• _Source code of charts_
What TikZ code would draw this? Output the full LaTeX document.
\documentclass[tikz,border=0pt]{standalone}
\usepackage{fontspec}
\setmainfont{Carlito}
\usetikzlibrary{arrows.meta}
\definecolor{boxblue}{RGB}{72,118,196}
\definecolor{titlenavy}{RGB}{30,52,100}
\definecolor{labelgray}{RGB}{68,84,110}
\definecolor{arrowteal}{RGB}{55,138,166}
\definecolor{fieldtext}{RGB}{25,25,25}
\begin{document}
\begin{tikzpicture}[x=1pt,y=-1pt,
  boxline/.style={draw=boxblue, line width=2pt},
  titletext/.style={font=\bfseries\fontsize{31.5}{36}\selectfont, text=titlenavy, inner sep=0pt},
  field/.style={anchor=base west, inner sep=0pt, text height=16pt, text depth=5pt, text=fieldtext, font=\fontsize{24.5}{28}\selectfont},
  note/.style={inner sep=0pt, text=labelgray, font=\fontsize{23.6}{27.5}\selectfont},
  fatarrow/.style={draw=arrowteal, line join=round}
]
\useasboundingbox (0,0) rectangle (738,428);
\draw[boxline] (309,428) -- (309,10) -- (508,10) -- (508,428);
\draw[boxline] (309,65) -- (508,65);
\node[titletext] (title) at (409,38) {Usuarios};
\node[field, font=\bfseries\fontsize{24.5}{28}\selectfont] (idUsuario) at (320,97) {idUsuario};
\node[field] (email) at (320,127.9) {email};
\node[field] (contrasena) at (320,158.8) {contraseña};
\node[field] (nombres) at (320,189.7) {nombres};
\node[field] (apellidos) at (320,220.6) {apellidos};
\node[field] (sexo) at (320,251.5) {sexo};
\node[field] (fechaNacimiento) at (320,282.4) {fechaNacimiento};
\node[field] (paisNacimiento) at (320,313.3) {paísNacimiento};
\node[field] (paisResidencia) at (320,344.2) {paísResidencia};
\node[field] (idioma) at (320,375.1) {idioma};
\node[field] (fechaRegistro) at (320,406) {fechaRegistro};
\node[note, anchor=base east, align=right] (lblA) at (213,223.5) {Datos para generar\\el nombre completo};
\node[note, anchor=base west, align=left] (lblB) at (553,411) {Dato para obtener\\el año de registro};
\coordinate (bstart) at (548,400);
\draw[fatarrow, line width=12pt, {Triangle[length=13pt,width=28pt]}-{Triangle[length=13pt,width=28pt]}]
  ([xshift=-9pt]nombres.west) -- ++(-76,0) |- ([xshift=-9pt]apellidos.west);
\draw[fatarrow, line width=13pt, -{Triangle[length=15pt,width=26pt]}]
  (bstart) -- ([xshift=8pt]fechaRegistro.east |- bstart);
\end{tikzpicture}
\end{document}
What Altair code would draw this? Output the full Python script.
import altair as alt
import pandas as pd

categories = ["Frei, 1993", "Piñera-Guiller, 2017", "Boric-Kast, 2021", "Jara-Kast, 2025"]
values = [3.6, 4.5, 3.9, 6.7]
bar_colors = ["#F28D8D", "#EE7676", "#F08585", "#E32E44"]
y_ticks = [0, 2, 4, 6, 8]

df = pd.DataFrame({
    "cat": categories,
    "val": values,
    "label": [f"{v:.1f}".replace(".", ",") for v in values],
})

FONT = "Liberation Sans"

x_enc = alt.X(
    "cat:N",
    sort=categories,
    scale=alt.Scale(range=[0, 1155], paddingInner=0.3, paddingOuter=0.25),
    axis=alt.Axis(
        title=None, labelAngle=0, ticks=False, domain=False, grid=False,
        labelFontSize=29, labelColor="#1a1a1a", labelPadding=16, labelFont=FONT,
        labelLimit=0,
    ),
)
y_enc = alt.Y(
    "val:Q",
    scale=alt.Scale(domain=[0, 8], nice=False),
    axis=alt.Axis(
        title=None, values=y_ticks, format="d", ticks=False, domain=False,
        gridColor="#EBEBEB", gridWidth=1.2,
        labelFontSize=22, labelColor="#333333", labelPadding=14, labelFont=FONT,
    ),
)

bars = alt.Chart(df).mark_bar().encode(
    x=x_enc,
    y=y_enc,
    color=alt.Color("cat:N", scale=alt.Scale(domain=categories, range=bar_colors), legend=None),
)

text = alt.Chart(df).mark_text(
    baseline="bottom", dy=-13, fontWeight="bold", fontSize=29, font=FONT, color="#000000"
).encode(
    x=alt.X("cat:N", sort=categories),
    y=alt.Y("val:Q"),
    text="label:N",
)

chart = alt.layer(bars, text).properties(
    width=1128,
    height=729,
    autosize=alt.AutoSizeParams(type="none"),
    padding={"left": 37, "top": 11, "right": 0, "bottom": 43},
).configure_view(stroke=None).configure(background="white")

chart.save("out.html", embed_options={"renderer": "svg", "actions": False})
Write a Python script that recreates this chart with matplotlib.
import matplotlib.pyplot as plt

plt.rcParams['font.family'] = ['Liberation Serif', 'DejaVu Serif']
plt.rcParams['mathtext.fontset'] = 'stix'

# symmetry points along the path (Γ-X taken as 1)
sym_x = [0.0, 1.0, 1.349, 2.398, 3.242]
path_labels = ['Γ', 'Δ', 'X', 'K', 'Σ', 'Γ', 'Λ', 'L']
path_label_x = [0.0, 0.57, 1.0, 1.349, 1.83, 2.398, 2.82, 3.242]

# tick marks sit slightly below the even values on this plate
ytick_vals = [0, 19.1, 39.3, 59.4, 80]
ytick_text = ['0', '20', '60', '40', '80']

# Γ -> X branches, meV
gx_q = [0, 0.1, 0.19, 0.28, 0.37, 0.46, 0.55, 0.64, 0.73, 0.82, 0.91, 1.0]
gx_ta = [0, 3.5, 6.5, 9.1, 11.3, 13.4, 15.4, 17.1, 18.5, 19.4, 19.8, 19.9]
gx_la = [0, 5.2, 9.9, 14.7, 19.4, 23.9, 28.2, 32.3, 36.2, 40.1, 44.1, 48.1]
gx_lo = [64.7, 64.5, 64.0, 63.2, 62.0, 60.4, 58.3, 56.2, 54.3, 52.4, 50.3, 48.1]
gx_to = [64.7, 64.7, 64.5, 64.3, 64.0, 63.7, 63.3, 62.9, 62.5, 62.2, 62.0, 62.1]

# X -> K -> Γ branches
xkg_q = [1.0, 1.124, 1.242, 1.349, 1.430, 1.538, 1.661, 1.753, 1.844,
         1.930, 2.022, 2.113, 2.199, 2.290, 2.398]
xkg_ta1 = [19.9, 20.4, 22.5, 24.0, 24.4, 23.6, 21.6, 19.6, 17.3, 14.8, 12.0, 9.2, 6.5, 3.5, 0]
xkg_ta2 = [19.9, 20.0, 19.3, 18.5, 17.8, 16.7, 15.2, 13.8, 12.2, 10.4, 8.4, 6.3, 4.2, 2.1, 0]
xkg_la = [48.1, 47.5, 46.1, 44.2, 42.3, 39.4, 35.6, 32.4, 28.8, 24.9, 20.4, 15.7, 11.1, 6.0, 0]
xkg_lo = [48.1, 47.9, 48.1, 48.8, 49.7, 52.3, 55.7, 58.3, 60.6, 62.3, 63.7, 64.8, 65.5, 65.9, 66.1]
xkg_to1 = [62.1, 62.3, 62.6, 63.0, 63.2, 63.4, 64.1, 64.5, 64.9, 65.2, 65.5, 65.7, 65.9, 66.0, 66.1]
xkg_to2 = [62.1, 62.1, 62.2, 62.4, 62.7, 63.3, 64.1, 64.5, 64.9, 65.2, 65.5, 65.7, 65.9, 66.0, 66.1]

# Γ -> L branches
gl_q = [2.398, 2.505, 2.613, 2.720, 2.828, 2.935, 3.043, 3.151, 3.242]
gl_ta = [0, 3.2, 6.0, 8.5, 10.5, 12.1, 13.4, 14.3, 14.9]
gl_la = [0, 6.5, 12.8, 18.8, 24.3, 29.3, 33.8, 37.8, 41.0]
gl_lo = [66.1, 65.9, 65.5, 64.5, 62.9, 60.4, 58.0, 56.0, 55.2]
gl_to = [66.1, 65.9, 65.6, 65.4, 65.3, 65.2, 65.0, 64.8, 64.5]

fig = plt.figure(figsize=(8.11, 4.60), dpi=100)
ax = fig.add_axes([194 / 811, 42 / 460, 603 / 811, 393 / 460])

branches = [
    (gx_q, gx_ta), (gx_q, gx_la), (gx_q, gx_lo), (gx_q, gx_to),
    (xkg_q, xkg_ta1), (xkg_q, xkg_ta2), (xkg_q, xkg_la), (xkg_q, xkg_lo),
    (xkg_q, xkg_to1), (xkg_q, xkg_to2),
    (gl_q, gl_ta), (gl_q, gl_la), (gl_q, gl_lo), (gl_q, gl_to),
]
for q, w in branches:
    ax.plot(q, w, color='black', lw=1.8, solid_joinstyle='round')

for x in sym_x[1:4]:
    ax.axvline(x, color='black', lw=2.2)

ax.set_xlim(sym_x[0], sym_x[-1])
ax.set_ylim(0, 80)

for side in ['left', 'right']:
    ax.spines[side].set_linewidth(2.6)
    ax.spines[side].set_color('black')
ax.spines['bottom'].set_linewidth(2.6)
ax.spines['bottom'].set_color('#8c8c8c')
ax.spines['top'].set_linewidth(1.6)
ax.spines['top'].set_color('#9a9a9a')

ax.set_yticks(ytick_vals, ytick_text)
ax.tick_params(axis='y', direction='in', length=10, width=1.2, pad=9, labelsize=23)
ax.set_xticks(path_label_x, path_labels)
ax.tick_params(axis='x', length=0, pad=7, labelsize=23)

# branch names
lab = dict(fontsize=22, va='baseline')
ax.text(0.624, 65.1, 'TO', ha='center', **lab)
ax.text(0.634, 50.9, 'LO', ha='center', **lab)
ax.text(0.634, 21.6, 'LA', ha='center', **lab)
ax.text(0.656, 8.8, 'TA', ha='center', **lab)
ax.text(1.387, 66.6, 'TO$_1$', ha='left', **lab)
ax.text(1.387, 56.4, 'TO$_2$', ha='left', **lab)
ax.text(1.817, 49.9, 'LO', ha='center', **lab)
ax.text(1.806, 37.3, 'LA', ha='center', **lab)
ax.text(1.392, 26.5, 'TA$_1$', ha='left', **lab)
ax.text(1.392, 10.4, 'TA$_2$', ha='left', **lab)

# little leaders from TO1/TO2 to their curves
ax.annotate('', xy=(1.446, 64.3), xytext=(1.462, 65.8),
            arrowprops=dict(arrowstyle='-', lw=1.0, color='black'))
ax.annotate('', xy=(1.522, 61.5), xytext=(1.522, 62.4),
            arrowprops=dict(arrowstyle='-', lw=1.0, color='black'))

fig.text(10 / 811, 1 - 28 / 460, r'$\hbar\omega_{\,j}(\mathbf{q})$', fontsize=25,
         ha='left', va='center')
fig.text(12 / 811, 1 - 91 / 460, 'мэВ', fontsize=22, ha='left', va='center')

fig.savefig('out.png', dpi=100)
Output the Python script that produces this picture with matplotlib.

• _REQUIRED TASK_
Above are the records. Print exactly, and only, the lines from the line with "Write a Python" to the line with "62.2, 62.0, 62.1]", both inclusive.

• _RESPONSE BELOW_
Write a Python script that recreates this chart with matplotlib.
import matplotlib.pyplot as plt

plt.rcParams['font.family'] = ['Liberation Serif', 'DejaVu Serif']
plt.rcParams['mathtext.fontset'] = 'stix'

# symmetry points along the path (Γ-X taken as 1)
sym_x = [0.0, 1.0, 1.349, 2.398, 3.242]
path_labels = ['Γ', 'Δ', 'X', 'K', 'Σ', 'Γ', 'Λ', 'L']
path_label_x = [0.0, 0.57, 1.0, 1.349, 1.83, 2.398, 2.82, 3.242]

# tick marks sit slightly below the even values on this plate
ytick_vals = [0, 19.1, 39.3, 59.4, 80]
ytick_text = ['0', '20', '60', '40', '80']

# Γ -> X branches, meV
gx_q = [0, 0.1, 0.19, 0.28, 0.37, 0.46, 0.55, 0.64, 0.73, 0.82, 0.91, 1.0]
gx_ta = [0, 3.5, 6.5, 9.1, 11.3, 13.4, 15.4, 17.1, 18.5, 19.4, 19.8, 19.9]
gx_la = [0, 5.2, 9.9, 14.7, 19.4, 23.9, 28.2, 32.3, 36.2, 40.1, 44.1, 48.1]
gx_lo = [64.7, 64.5, 64.0, 63.2, 62.0, 60.4, 58.3, 56.2, 54.3, 52.4, 50.3, 48.1]
gx_to = [64.7, 64.7, 64.5, 64.3, 64.0, 63.7, 63.3, 62.9, 62.5, 62.2, 62.0, 62.1]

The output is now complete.